Chuck Tollefson
- Chuck Tollefson entering his senior season at Iowa in 1940

No. 27 (college), 46 (Pro)
- Position: Guard

Personal information
- Born: February 28, 1917 Elk Point, South Dakota, U.S.
- Died: August 20, 1989 (aged 72) Green Bay, Wisconsin, U.S.
- Listed height: 6 ft 0 in (1.83 m)
- Listed weight: 215 lb (98 kg)

Career information
- High school: Elk Point (SD)
- College: Iowa
- NFL draft: 1944: undrafted

Career history
- Green Bay Packers (1944–1946);

Awards and highlights
- NFL champion (1944);

Career NFL statistics
- Games played: 18
- Stats at Pro Football Reference

= Chuck Tollefson =

American football player (1917–1989)

Charles William Tollefson (February 28, 1917 – August 20, 1989) was an American football player who played collegiately for the Iowa Hawkeyes from 1938 to 1940 and professionally for the Green Bay Packers from 1944 to 1946. While he was on the team, the Green Bay Packers won the National Football League championship in 1944. During World War II, Tollefson served in the United States Marine Corps. A dispute about his pay after he was fired by the Packers resulted in a court decision important to professional athletic contracts in the United States.

==Biography==
===Early life===

Charles Tollefson, known by the nickname "Chuck," was born in Elk Point, South Dakota on February 28, 1917, and attended Elk Point High School. Due to the Great Depression, Tollefson was homeless before attending the University of Iowa.

===University of Iowa===

Iowa halfback Neal Kinnick breaks through the line, pursued by left guard Chuck Tollefson (#27) in a September 1939 game against South Dakota.

Tollefson first made his way to the University of Iowa campus in Iowa City in 1935, playing briefly on the Iowa Hawkeyes football team as a reserve guard during the 1935 season. He dropped out after the 1935–36 academic year, however, failing to return for the 1936–37 year. In June 1938, Tollefson returned to Iowa City, attending summer school to become qualified to play football that fall.

Tollefson played football for Iowa during the 1938, 1939 and 1940 seasons, a period which included the famous 1939 Hawkeye team that finished the season with a 6–1–1 record and a #9 ranking in the final 1939 Associated Press college football poll.

The 1939 Iowa team, nicknamed "The Ironmen," was led by halfback Nile Kinnick, who won the Heisman Trophy that year. Tollefson, known as "Tolly" by his teammates, was injured in the final game of the season, a 7–7 tie against the Northwestern Wildcats.

A versatile player who saw practice time at all three line positions, Tollefson achieved national recognition in the 1940 season.

===World War II===

During World War II, he served in the United States Marine Corps.

===Green Bay Packers===

Tollefson was part of the 1944 Green Bay Packers team that won the NFL Championship, defeating the New York Giants 14–7.

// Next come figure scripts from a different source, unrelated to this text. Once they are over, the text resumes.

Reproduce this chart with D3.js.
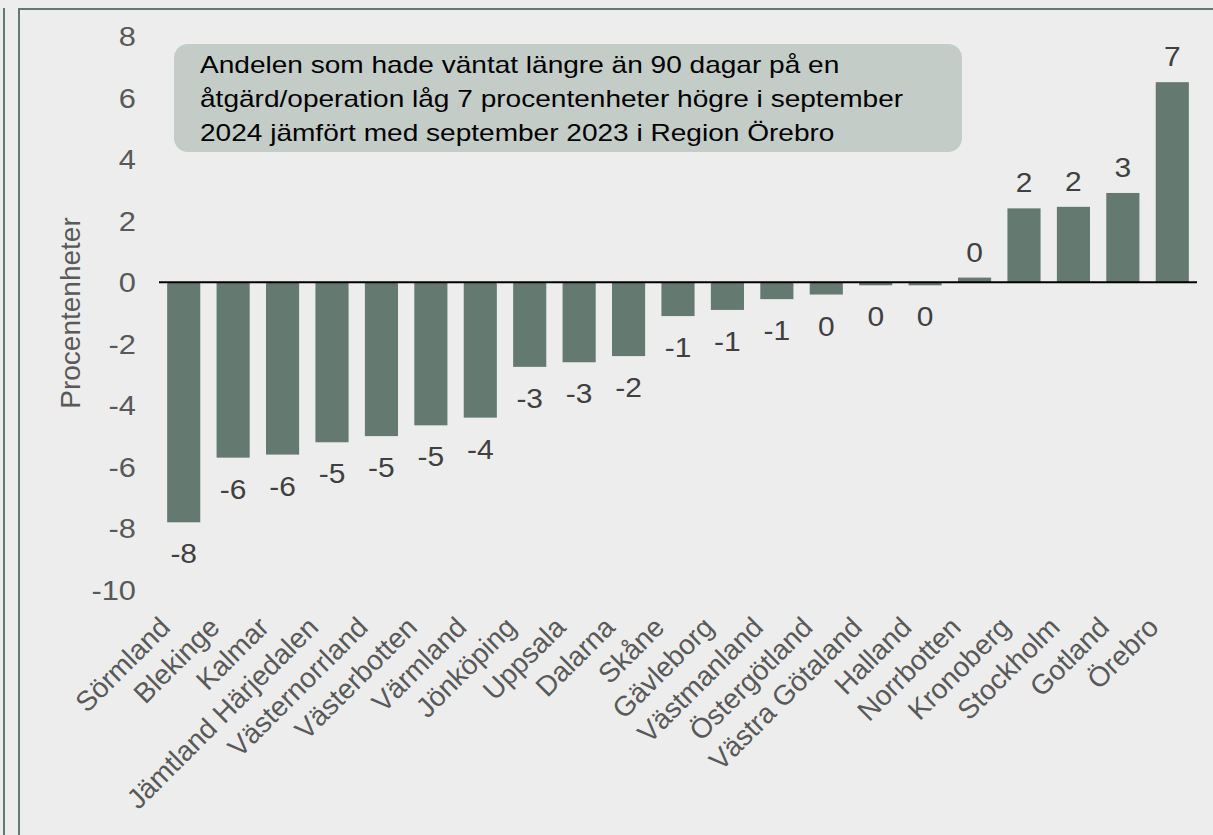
<!DOCTYPE html>
<html>
<head>
<meta charset="utf-8">
<script src="https://cdn.jsdelivr.net/npm/d3@7"></script>
<style>
  body { margin: 0; background: #ededed; }
  svg { display: block; }
</style>
</head>
<body>
<div id="RegionChart"></div>
<script>
// Data
var regions = ['Sörmland', 'Blekinge', 'Kalmar', 'Jämtland Härjedalen', 'Västernorrland',
  'Västerbotten', 'Värmland', 'Jönköping', 'Uppsala', 'Dalarna', 'Skåne', 'Gävleborg',
  'Västmanland', 'Östergötland', 'Västra Götaland', 'Halland', 'Norrbotten', 'Kronoberg',
  'Stockholm', 'Gotland', 'Örebro'];
var change = [-7.8, -5.7, -5.6, -5.2, -5.0, -4.65, -4.4, -2.75, -2.6, -2.4, -1.1, -0.9,
  -0.55, -0.4, -0.1, -0.1, 0.15, 2.4, 2.45, 2.9, 6.5];
var yTicks = [-10, -8, -6, -4, -2, 0, 2, 4, 6, 8];
var noteLines = ['Andelen som hade väntat längre än 90 dagar på en',
  'åtgärd/operation låg 7 procentenheter högre i september',
  '2024 jämfört med september 2023 i Region Örebro'];
var yTitle = 'Procentenheter';

function build_bar_chart(){
    var W = 1213, H = 835;
    var frameColor = '#64796f';
    var barColor = '#647a70';
    var font = 'Liberation Sans, Arial, sans-serif';

    var svg = d3.select('#RegionChart')
        .append('svg')
            .attr('width', W)
            .attr('height', H);

    svg.append('rect')
        .attr('width', W)
        .attr('height', H)
        .style('fill', '#ededed');

    // frame lines round the panel
    svg.append('line').attr('x1', 4).attr('x2', 4).attr('y1', 8).attr('y2', H)
        .style('stroke', frameColor).style('stroke-width', 2);
    svg.append('line').attr('x1', 19).attr('x2', 19).attr('y1', 8).attr('y2', H)
        .style('stroke', frameColor).style('stroke-width', 2);
    svg.append('line').attr('x1', 18).attr('x2', W).attr('y1', 9).attr('y2', 9)
        .style('stroke', frameColor).style('stroke-width', 2);

    // scales
    var x = d3.scaleBand()
        .domain(regions)
        .range([159, 1197])
        .paddingInner(0.33)
        .paddingOuter(0.165);
    var y = d3.scaleLinear()
        .domain([-10, 8])
        .range([590, 36]);

    // y axis, labels only (plain hyphen for minus, like the original)
    var yAxis = svg.append('g')
        .attr('transform', 'translate(136,0)')
        .call(d3.axisLeft(y).tickValues(yTicks).tickSize(0).tickPadding(0)
            .tickFormat(function(d){ return String(d); }));
    yAxis.select('.domain').remove();
    yAxis.selectAll('.tick').attr('transform', null);
    yAxis.selectAll('text')
        .attr('x', null)
        .attr('y', null)
        .attr('dy', null)
        .attr('transform', function(d){ return 'translate(0,' + (y(d) + 10) + ') scale(1.1,1)'; })
        .style('font-family', font)
        .style('font-size', '28px')
        .style('fill', '#595959');

    // y title
    svg.append('text')
        .attr('transform', 'translate(80,' + y(-1) + ') rotate(-90)')
        .attr('text-anchor', 'middle')
        .style('font-family', font)
        .style('font-size', '28px')
        .style('fill', '#595959')
        .text(yTitle);

    // bars
    svg.selectAll('.bar')
        .data(regions)
        .enter().append('rect')
            .attr('class', 'bar')
            .attr('x', function(d){ return x(d); })
            .attr('width', x.bandwidth())
            .attr('y', function(d, i){ return y(Math.max(0, change[i])); })
            .attr('height', function(d, i){ return Math.abs(y(change[i]) - y(0)); })
            .style('fill', barColor);

    // zero line
    svg.append('line')
        .attr('x1', x.range()[0])
        .attr('x2', x.range()[1])
        .attr('y1', y(0))
        .attr('y2', y(0))
        .style('stroke', '#000')
        .style('stroke-width', 2);

    // value labels, rounded to whole numbers
    svg.selectAll('.val')
        .data(regions)
        .enter().append('text')
            .attr('class', 'val')
            .attr('text-anchor', 'middle')
            .attr('transform', function(d, i){
                var v = change[i];
                var ty = v >= 0 ? y(v) - 16 : y(v) + 41;
                return 'translate(' + (x(d) + x.bandwidth() / 2) + ',' + ty + ') scale(1.07,1)';
            })
            .style('font-family', font)
            .style('font-size', '28px')
            .style('fill', '#404040')
            .text(function(d, i){
                var r = Math.round(change[i]);
                return r === 0 ? '0' : String(r);
            });

    // category labels at 45 degrees
    svg.selectAll('.cat')
        .data(regions)
        .enter().append('text')
            .attr('class', 'cat')
            .attr('text-anchor', 'end')
            .attr('transform', function(d){
                return 'translate(' + (x(d) + x.bandwidth() / 2 - 12) + ',629) rotate(-45)';
            })
            .style('font-family', font)
            .style('font-size', '28px')
            .style('fill', '#595959')
            .text(function(d){ return d; });

    // note box
    var note = svg.append('g');
    note.append('rect')
        .attr('x', 174)
        .attr('y', 44)
        .attr('width', 788)
        .attr('height', 108)
        .attr('rx', 14)
        .attr('ry', 14)
        .style('fill', '#c3ccc7');
    note.selectAll('text')
        .data(noteLines)
        .enter().append('text')
            .attr('transform', function(d, i){ return 'translate(200,' + (73 + i * 34) + ') scale(1.22,1)'; })
            .style('font-family', font)
            .style('font-size', '23px')
            .style('fill', '#000')
            .text(function(d){ return d; });
}

build_bar_chart();
</script>
</body>
</html>
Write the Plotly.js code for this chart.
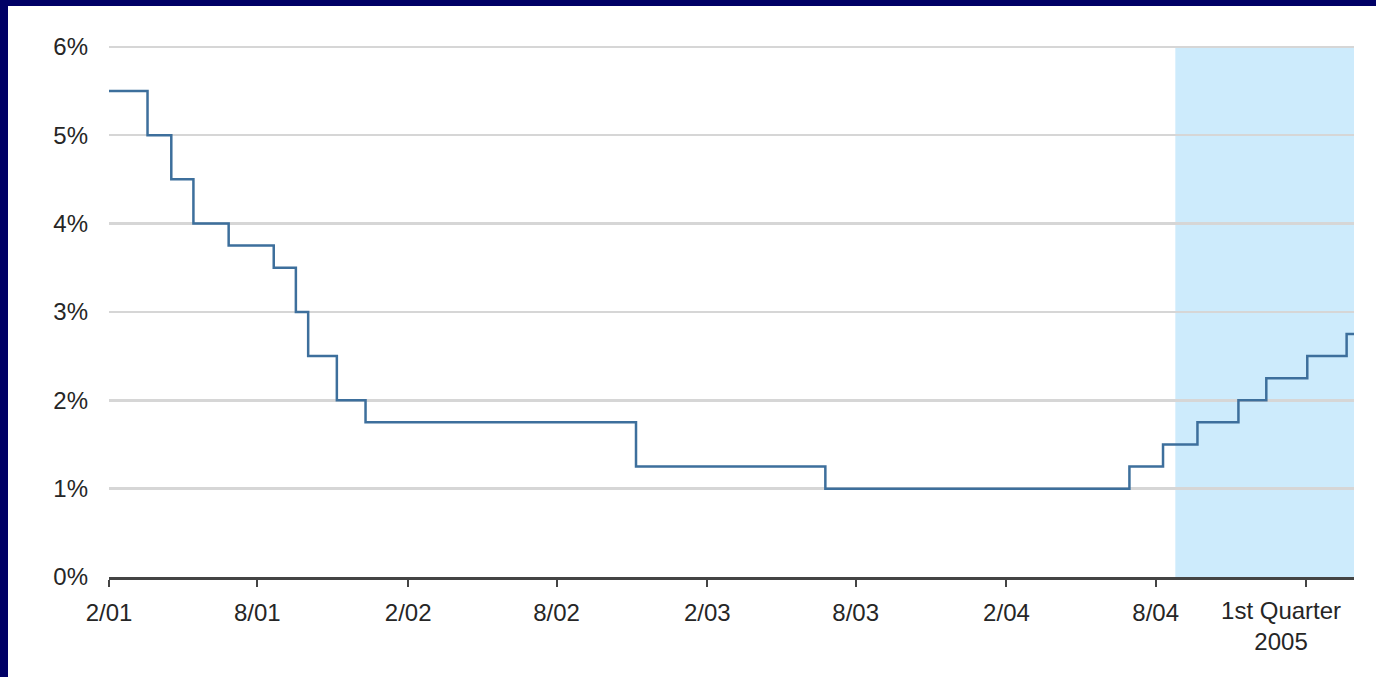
<!DOCTYPE html>
<html>
<head>
<meta charset="utf-8">
<script src="https://cdn.plot.ly/plotly-3.0.1.min.js"></script>
<style>
  html, body { margin: 0; padding: 0; background: #000066; width: 1376px; height: 677px; overflow: hidden; }
  #chart { position: absolute; left: 8px; top: 6px; width: 1368px; height: 671px; background: #ffffff; }
</style>
</head>
<body>
<div id="chart"></div>
<script>
// Federal funds target rate changes (effective date, percent)
const changeDates = [
  '2001-02-01', '2001-03-20', '2001-04-18', '2001-05-15', '2001-06-27',
  '2001-08-21', '2001-09-17', '2001-10-02', '2001-11-06', '2001-12-11',
  '2002-11-06', '2003-06-25', '2004-06-30', '2004-08-10', '2004-09-21',
  '2004-11-10', '2004-12-14', '2005-02-02', '2005-03-22', '2005-03-31'
];
const targetRate = [
  5.50, 5.00, 4.50, 4.00, 3.75,
  3.50, 3.00, 2.50, 2.00, 1.75,
  1.25, 1.00, 1.25, 1.50, 1.75,
  2.00, 2.25, 2.50, 2.75, 2.75
];

// Axis ticks
const tickDates = ['2001-02-01', '2001-08-01', '2002-02-01', '2002-08-01', '2003-02-01',
                   '2003-08-01', '2004-02-01', '2004-08-01', '2005-02-01'];
const tickLabels = ['2/01', '8/01', '2/02', '8/02', '2/03', '8/03', '2/04', '8/04', ''];
const quarterLabelDate = ['2005-01-01'];
const quarterLabel = ['1st Quarter<br>2005'];
const yTicks = [0, 1, 2, 3, 4, 5, 6];
const yLabels = ['0%', '1%', '2%', '3%', '4%', '5%', '6%'];

// Highlighted recent period
const shadeStart = '2004-08-25';
const xStart = '2001-02-01';
const xEnd = '2005-03-31';

const font = { family: 'Liberation Sans, Arial, sans-serif', size: 24, color: '#262626' };

const trace = {
  x: changeDates,
  y: targetRate,
  type: 'scatter',
  mode: 'lines',
  line: { shape: 'hv', color: '#3d6f9c', width: 2.5 },
  hoverinfo: 'x+y'
};

const layout = {
  width: 1368,
  height: 671,
  margin: { l: 101, r: 22, t: 39, b: 100 },
  paper_bgcolor: '#ffffff',
  plot_bgcolor: '#ffffff',
  showlegend: false,
  font: font,
  xaxis: {
    type: 'date',
    range: [xStart, xEnd],
    tickmode: 'array',
    tickvals: tickDates,
    ticktext: tickLabels,
    ticks: 'outside',
    ticklen: 7,
    tickwidth: 2,
    tickcolor: '#444444',
    showline: true,
    linecolor: '#444444',
    linewidth: 2.5,
    showgrid: false,
    zeroline: false,
    ticklabelstandoff: 6,
    tickfont: font
  },
  xaxis2: {
    type: 'date',
    overlaying: 'x',
    anchor: 'y',
    side: 'bottom',
    range: [xStart, xEnd],
    tickmode: 'array',
    tickvals: quarterLabelDate,
    ticktext: quarterLabel,
    ticks: '',
    showline: false,
    showgrid: false,
    zeroline: false,
    ticklabelstandoff: 17,
    tickfont: font
  },
  yaxis: {
    range: [0, 6.02],
    tickmode: 'array',
    tickvals: yTicks,
    ticktext: yLabels,
    showgrid: true,
    gridcolor: '#d6d6d6',
    gridwidth: 2.5,
    zeroline: false,
    showline: false,
    ticks: '',
    ticklabelstandoff: 20,
    tickfont: font
  },
  shapes: [{
    type: 'rect',
    xref: 'x',
    yref: 'paper',
    x0: shadeStart,
    x1: xEnd,
    y0: 0,
    y1: 6 / 6.02,
    fillcolor: '#cdebfc',
    line: { width: 0 },
    layer: 'below'
  }]
};

// Invisible trace so the overlay axis is rendered
const anchorTrace = {
  x: [xStart, xEnd],
  y: [null, null],
  xaxis: 'x2',
  yaxis: 'y',
  type: 'scatter',
  mode: 'lines',
  hoverinfo: 'skip',
  showlegend: false
};

Plotly.newPlot('chart', [trace, anchorTrace], layout, { displayModeBar: false, staticPlot: true });
</script>
</body>
</html>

Tollefson was released by the Green Bay Packers after the first two regular games of the 1946 season. Although his contract included an added provision providing a "minimum $3,600 for season" in the handwriting of Curly Lambeau, the team's general manager and head coach, the Packers only paid Tollefson a pro-rated $900 of the amount promised. Tollefson sued the team for the $2,700 difference owed on the contract, but initially lost his case in trial court.

Tollefson appealed this decision to the Wisconsin Supreme Court, which in 1950 overturned the lower court's ruling and remanded the case for a new trial, declaring "We conclude that the minimum clause must be construed to mean that, unless discharged for cause, plaintiff was entitled to the full sum of $3,600 whether he participated in the games played or not."

The Wisconsin Supreme Court later cited its decision in the Tollefson case as precedent in a 1956 lawsuit by another professional football player, Clyde Johnson, against the Packers, this time affirming a lower court's ruling in favor of Johnson.

===Death and legacy===

Tollefson died in Green Bay, Wisconsin on August 20, 1989.